Instructions for the task =>
Within the records that follow, restate exactly the lines from the line with "Reproduce this chart with Plotly.js." down to the line with "const errors = [e3mm, e1mm, e05mm, e01mm];", including both. Omit the pictures.
>> BEGIN The input
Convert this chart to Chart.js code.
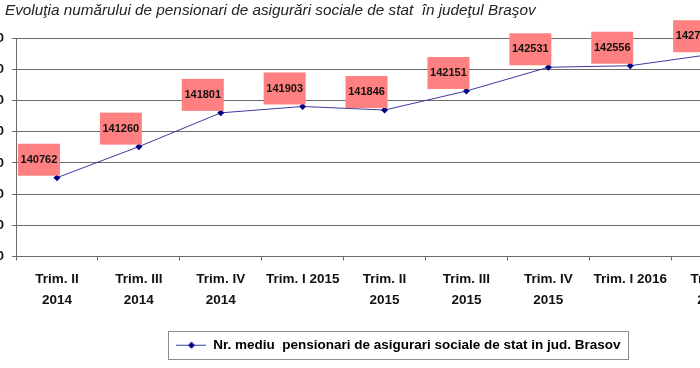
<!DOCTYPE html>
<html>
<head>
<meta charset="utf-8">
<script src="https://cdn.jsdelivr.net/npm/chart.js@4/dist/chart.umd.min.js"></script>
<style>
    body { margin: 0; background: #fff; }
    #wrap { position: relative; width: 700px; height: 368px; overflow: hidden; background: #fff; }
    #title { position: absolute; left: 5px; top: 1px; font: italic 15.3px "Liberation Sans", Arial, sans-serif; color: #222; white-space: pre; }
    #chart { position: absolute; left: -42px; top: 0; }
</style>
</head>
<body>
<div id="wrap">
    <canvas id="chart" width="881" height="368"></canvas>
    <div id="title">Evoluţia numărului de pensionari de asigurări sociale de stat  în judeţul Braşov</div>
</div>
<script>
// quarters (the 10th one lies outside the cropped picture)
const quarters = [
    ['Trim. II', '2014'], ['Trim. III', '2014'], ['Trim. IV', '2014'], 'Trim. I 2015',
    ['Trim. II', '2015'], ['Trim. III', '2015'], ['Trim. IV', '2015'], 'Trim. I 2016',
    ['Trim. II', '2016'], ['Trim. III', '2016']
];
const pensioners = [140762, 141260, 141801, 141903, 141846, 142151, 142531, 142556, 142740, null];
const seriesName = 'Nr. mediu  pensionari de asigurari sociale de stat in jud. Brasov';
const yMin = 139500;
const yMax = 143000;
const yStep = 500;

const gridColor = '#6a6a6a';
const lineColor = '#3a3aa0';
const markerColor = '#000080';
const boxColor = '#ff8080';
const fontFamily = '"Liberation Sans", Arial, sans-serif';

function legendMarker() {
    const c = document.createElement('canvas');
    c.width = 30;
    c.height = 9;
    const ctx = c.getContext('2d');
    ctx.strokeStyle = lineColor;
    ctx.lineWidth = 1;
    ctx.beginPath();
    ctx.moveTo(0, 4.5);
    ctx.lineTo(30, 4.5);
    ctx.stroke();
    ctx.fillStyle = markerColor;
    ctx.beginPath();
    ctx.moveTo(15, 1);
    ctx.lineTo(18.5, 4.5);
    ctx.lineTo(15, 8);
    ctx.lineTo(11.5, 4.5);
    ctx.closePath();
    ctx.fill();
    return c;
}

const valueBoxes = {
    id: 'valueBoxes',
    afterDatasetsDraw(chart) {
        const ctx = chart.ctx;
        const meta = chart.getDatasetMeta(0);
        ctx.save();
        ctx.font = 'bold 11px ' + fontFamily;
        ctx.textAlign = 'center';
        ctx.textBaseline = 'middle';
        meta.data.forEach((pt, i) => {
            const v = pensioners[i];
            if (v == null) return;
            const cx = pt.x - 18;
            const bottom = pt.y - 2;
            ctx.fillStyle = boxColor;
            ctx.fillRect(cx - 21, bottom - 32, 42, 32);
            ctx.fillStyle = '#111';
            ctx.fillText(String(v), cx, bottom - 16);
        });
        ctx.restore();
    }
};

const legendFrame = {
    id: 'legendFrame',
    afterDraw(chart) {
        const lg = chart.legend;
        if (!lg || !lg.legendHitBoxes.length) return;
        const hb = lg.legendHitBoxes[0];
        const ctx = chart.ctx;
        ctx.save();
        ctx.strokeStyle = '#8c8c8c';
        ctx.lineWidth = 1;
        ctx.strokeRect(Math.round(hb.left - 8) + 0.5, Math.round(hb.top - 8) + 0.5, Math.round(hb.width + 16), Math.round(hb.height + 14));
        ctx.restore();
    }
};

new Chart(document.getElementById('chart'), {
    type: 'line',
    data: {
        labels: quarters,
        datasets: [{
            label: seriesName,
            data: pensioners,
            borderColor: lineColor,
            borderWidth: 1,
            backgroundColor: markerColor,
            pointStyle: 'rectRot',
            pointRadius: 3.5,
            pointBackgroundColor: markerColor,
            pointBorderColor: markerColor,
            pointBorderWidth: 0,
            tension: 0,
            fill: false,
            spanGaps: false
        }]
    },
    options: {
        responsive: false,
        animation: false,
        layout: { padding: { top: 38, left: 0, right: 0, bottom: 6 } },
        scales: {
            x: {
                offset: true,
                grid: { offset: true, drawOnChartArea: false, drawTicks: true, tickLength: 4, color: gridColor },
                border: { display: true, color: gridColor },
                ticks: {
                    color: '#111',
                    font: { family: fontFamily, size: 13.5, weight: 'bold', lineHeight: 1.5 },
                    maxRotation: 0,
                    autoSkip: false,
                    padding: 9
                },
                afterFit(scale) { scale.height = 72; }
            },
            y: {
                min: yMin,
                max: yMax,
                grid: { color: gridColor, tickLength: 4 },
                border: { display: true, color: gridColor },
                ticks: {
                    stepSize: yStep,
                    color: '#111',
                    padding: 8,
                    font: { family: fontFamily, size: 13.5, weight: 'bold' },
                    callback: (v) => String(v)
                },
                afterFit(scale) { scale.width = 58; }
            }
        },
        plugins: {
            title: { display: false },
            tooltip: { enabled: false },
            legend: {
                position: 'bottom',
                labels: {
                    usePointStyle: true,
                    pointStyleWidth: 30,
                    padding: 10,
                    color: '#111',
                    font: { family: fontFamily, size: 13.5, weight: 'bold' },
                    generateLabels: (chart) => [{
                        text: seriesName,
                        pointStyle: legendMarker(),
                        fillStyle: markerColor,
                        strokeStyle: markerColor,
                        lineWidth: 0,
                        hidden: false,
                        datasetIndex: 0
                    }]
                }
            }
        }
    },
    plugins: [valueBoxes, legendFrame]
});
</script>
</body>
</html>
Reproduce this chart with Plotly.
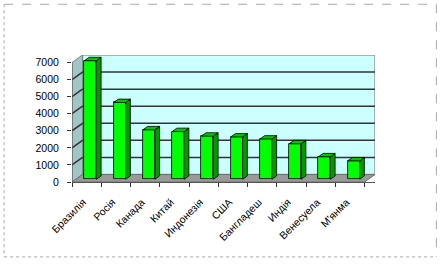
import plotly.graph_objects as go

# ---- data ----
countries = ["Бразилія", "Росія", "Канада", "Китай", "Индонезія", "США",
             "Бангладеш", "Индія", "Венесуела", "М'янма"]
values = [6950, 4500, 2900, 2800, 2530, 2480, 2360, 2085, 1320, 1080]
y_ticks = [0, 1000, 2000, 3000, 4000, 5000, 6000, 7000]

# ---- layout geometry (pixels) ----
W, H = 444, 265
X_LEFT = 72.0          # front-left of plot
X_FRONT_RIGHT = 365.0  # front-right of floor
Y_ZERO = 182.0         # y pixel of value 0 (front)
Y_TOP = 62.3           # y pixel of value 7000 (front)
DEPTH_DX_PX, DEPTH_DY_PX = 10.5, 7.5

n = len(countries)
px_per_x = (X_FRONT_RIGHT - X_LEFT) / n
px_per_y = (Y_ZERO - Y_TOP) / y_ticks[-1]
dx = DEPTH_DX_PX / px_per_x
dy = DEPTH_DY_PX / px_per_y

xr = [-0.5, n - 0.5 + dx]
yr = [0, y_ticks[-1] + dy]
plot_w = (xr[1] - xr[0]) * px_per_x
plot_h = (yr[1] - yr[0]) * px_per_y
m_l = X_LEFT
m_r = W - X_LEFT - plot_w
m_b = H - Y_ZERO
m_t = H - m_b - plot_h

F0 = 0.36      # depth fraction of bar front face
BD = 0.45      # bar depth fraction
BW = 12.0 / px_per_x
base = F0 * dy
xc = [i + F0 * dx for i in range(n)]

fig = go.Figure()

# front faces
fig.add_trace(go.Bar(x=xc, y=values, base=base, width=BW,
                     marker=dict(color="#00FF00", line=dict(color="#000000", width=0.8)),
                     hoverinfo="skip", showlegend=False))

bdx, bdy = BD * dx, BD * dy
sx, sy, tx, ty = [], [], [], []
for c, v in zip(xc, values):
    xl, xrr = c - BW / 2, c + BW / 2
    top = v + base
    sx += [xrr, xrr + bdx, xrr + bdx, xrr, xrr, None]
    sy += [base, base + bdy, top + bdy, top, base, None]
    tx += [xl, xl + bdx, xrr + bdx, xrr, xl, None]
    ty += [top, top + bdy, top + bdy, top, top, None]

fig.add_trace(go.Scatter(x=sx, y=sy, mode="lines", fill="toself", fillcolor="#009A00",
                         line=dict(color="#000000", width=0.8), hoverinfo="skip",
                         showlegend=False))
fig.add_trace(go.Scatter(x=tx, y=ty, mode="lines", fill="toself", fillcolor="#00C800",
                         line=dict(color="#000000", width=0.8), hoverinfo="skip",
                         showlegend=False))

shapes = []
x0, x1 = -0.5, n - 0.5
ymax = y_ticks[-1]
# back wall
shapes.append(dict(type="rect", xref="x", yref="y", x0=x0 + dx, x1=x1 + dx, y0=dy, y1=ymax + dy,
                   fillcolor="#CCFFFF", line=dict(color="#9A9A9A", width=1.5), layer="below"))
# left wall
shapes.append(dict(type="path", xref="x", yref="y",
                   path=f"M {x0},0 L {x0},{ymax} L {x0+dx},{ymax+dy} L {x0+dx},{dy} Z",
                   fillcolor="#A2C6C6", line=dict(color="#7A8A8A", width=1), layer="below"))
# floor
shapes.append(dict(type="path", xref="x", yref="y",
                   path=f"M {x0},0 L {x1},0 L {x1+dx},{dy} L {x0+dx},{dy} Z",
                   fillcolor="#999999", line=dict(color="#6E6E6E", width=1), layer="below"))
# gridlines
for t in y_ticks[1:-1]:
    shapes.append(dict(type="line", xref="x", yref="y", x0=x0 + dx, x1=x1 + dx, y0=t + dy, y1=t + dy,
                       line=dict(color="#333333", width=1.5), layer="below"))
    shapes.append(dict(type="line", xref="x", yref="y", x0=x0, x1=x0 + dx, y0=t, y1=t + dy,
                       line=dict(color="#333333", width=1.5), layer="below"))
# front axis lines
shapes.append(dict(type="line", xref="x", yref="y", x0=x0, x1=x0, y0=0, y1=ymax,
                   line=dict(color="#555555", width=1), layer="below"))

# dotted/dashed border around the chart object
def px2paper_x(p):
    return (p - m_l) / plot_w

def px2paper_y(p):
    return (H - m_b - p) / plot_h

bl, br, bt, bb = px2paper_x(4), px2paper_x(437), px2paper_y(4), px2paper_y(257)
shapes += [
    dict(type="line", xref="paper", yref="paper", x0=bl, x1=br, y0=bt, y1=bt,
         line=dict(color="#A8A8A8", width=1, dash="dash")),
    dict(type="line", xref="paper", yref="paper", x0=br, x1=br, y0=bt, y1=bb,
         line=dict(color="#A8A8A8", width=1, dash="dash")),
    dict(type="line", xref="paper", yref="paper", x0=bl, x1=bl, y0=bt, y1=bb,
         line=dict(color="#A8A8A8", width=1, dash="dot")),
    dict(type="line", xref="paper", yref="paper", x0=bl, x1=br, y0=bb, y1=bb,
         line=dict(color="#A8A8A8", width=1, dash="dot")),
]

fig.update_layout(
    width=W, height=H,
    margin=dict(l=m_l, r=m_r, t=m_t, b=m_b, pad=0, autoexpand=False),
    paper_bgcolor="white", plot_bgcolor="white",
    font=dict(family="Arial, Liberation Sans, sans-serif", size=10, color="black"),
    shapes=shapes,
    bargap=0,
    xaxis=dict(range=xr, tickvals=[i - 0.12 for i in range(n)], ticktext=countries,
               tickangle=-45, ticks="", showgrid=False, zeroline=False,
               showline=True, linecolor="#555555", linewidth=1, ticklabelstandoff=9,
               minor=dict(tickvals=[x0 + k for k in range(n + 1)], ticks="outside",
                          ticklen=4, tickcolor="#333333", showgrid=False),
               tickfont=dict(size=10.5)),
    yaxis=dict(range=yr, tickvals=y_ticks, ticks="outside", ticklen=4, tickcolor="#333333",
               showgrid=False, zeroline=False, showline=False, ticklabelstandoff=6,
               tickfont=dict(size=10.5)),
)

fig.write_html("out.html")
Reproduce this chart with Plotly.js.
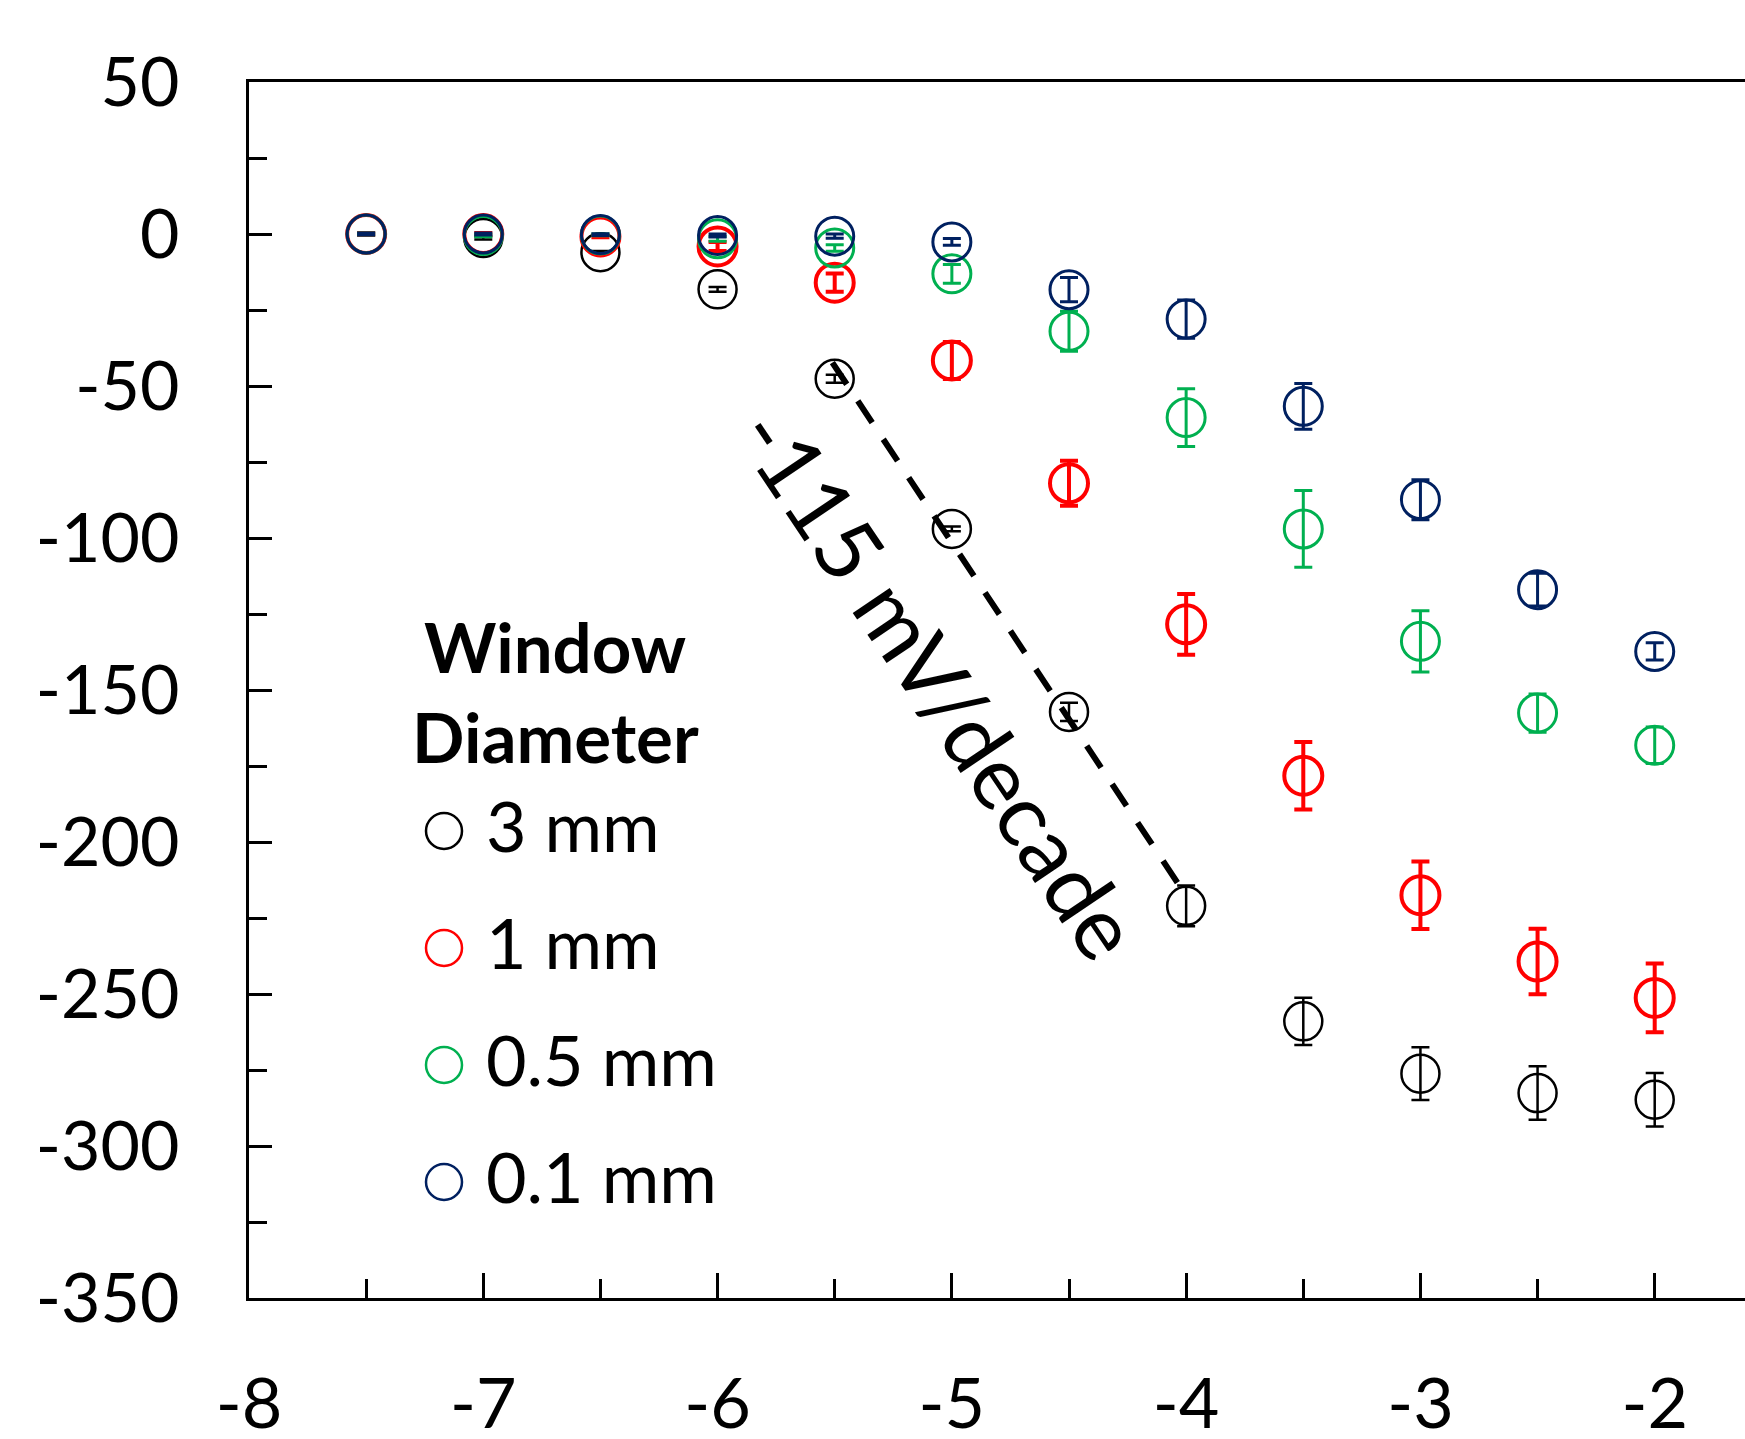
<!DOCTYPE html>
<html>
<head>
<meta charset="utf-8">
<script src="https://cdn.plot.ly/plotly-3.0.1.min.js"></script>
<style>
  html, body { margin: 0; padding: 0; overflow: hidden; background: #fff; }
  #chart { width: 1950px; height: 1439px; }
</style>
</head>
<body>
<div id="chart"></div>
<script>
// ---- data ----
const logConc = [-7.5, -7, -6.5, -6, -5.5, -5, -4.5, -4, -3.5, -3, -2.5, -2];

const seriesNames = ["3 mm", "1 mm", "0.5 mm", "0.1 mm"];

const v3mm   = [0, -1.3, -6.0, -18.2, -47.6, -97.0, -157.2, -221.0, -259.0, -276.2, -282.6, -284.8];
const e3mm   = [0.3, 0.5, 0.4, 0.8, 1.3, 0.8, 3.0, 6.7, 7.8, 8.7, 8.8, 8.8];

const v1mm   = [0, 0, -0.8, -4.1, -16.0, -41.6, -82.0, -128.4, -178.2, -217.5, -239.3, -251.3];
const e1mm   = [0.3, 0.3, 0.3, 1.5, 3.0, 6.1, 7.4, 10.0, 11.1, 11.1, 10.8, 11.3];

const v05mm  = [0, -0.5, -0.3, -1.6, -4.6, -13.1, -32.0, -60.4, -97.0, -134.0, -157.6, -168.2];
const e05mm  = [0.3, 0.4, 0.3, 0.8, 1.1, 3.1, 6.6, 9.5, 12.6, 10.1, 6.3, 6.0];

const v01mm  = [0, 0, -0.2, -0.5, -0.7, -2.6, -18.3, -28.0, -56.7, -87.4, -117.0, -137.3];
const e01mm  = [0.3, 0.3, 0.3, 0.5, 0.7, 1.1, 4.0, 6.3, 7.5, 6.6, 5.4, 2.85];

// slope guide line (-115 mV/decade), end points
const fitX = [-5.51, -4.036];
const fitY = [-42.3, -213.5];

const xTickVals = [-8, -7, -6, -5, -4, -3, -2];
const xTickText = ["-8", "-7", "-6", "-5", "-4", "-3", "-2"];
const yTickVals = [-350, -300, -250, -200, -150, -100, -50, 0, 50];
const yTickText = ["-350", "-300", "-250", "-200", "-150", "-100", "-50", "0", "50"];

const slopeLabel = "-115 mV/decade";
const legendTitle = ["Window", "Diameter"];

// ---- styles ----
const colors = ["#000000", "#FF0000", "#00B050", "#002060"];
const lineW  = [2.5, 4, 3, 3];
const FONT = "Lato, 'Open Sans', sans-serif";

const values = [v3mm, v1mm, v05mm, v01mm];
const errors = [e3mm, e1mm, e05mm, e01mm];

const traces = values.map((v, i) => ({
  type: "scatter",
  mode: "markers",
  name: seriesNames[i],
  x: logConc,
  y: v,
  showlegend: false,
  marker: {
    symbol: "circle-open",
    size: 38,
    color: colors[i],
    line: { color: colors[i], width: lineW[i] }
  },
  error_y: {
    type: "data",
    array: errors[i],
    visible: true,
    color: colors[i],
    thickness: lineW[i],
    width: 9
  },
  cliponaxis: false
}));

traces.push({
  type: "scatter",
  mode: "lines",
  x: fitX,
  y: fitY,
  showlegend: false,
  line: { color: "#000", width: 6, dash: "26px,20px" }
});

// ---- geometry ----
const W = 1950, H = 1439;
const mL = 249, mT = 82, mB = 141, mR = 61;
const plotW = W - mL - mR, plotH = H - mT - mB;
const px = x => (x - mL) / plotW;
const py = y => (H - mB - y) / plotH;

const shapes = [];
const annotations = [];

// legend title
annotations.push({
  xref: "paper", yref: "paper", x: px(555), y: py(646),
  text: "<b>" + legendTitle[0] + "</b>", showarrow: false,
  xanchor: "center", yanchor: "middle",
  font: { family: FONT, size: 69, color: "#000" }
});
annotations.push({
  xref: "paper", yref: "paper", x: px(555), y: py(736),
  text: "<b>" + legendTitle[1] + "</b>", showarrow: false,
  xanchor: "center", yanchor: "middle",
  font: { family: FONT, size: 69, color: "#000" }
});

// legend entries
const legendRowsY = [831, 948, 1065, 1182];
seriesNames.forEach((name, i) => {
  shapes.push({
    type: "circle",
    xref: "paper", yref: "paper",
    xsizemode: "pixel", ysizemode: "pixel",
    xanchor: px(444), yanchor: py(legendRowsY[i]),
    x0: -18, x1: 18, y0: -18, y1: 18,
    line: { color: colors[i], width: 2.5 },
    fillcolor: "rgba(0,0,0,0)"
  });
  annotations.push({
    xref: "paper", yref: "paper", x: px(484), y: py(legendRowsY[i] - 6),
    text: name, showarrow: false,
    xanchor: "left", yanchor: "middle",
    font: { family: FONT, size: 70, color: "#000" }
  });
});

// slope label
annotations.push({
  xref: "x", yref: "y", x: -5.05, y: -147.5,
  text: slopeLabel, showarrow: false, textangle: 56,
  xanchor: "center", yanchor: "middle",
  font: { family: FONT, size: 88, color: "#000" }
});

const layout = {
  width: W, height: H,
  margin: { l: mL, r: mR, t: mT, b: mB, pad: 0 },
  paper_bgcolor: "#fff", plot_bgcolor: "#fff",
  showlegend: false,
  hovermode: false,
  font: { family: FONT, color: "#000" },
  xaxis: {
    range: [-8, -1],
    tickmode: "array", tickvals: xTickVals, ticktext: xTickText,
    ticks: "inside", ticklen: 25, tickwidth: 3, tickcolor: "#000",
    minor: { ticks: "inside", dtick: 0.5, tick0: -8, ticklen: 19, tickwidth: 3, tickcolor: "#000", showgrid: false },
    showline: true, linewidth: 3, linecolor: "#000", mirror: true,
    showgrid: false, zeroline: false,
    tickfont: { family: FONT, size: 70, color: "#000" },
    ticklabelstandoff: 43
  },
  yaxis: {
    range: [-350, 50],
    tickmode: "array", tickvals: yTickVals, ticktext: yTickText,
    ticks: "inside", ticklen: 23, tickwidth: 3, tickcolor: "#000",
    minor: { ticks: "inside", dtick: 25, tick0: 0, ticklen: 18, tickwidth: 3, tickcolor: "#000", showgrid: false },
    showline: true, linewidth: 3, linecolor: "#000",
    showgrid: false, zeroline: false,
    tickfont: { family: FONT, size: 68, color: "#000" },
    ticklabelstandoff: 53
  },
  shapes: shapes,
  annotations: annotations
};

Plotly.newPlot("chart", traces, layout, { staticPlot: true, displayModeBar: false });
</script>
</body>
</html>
>> END The input
Correct response =>
Reproduce this chart with Plotly.js.
<!DOCTYPE html>
<html>
<head>
<meta charset="utf-8">
<script src="https://cdn.plot.ly/plotly-3.0.1.min.js"></script>
<style>
  html, body { margin: 0; padding: 0; overflow: hidden; background: #fff; }
  #chart { width: 1950px; height: 1439px; }
</style>
</head>
<body>
<div id="chart"></div>
<script>
// ---- data ----
const logConc = [-7.5, -7, -6.5, -6, -5.5, -5, -4.5, -4, -3.5, -3, -2.5, -2];

const seriesNames = ["3 mm", "1 mm", "0.5 mm", "0.1 mm"];

const v3mm   = [0, -1.3, -6.0, -18.2, -47.6, -97.0, -157.2, -221.0, -259.0, -276.2, -282.6, -284.8];
const e3mm   = [0.3, 0.5, 0.4, 0.8, 1.3, 0.8, 3.0, 6.7, 7.8, 8.7, 8.8, 8.8];

const v1mm   = [0, 0, -0.8, -4.1, -16.0, -41.6, -82.0, -128.4, -178.2, -217.5, -239.3, -251.3];
const e1mm   = [0.3, 0.3, 0.3, 1.5, 3.0, 6.1, 7.4, 10.0, 11.1, 11.1, 10.8, 11.3];

const v05mm  = [0, -0.5, -0.3, -1.6, -4.6, -13.1, -32.0, -60.4, -97.0, -134.0, -157.6, -168.2];
const e05mm  = [0.3, 0.4, 0.3, 0.8, 1.1, 3.1, 6.6, 9.5, 12.6, 10.1, 6.3, 6.0];

const v01mm  = [0, 0, -0.2, -0.5, -0.7, -2.6, -18.3, -28.0, -56.7, -87.4, -117.0, -137.3];
const e01mm  = [0.3, 0.3, 0.3, 0.5, 0.7, 1.1, 4.0, 6.3, 7.5, 6.6, 5.4, 2.85];

// slope guide line (-115 mV/decade), end points
const fitX = [-5.51, -4.036];
const fitY = [-42.3, -213.5];

const xTickVals = [-8, -7, -6, -5, -4, -3, -2];
const xTickText = ["-8", "-7", "-6", "-5", "-4", "-3", "-2"];
const yTickVals = [-350, -300, -250, -200, -150, -100, -50, 0, 50];
const yTickText = ["-350", "-300", "-250", "-200", "-150", "-100", "-50", "0", "50"];

const slopeLabel = "-115 mV/decade";
const legendTitle = ["Window", "Diameter"];

// ---- styles ----
const colors = ["#000000", "#FF0000", "#00B050", "#002060"];
const lineW  = [2.5, 4, 3, 3];
const FONT = "Lato, 'Open Sans', sans-serif";

const values = [v3mm, v1mm, v05mm, v01mm];
const errors = [e3mm, e1mm, e05mm, e01mm];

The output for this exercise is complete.